Instructional design is closely related to PKM which is also one of the major
learning tasks for pre-service teachers. Instructional design is a process that
involves determining the current status and needs of
the learner, defining the end goal of instruction, and creating instructional
and learning strategies to facilitate teaching and learning. There are a wide range of instructional design models, many of
them based on the ADDIE model (Seels & Glasgow,
1998; Molenda, M., 2003; Strickland, A.W. 2006) which
includes the following phases: analysis, design, development, implementation,
and evaluation. This acronym stands for the 5 phases contained in the model.
Knowledge acquisition for instructional design is conceptualized as identifying learner entry skills, formulating instructional
objectives, test and design specifications, creating
instructional or training materials, making recommendations and preparing a
project report for lesson implementation.
As instructional design is one of the key components of teacher
professional competence, and helps to implement a new curriculum in the
information age of the 21st century, exploring the predictive
relationships of PKM competency on knowledge acquisition for instructional
design becomes key to the development of teacher
education.
Research
Methodology
It appears that PKM competency can expand
individuals’ knowledge and enhance their learning competency (Davenport, 1997, p146 ; Frand & Hixon, 1999).
It provides learners
with a targeted, reflective and adaptable cognitive framework for inquiry and
problem solving.
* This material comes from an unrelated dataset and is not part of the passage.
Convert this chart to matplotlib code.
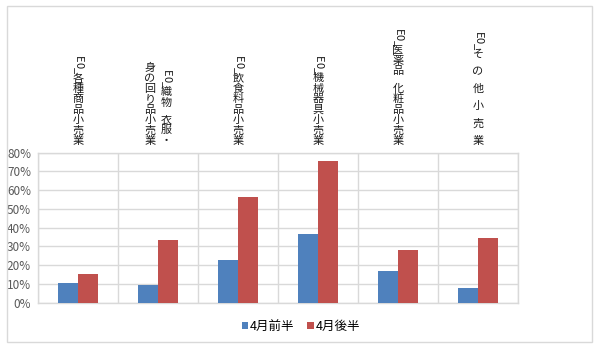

In this study, knowledge acquisition will be conceptualized
as the knowledge required for carrying out instructional design. This
study attempts to answer the following research questions:
1.
What is the empirical factor structure of PKM competency for pre-service
teachers?
2.
Is there any
relationship between the PKM competency of pre-service teachers and their
knowledge acquisition
for instructional design?
This study
adopted Dorsey (2000) PKM skills to conceptualize PKM as a competency for
acquiring knowledge (see figure 1). A quasi-experimental research design was
used in this study to determine the relationship between PKM skills and
knowledge acquisition for instructional design. The exogenous
variables were pre-service teachers' perceptions of their PKM skills. The endogenous variable is
knowledge acquisition for instructional design. A self-response
quantitative questionnaire was devised to collect data from the pre-service
teachers of
Figure 1: Theoretical Framework Of The Study
The operationalized definitions of Dorsey (2000) PKM skills are as follows:
1. Retrieving skill is the ability of learners to retrieve information from relational databases, electronic library databases, websites, threaded discussion groups, recorded chats, and moderated and unmoderated lists.
2.
Evaluating skill is the ability to make judgments on both the quality and
relevance of information to be
retrieved, organized, and analyzed.
3. Organizing skill is the ability to
make the information one’s own by applying ordering and
connecting principles that relate new information to old information.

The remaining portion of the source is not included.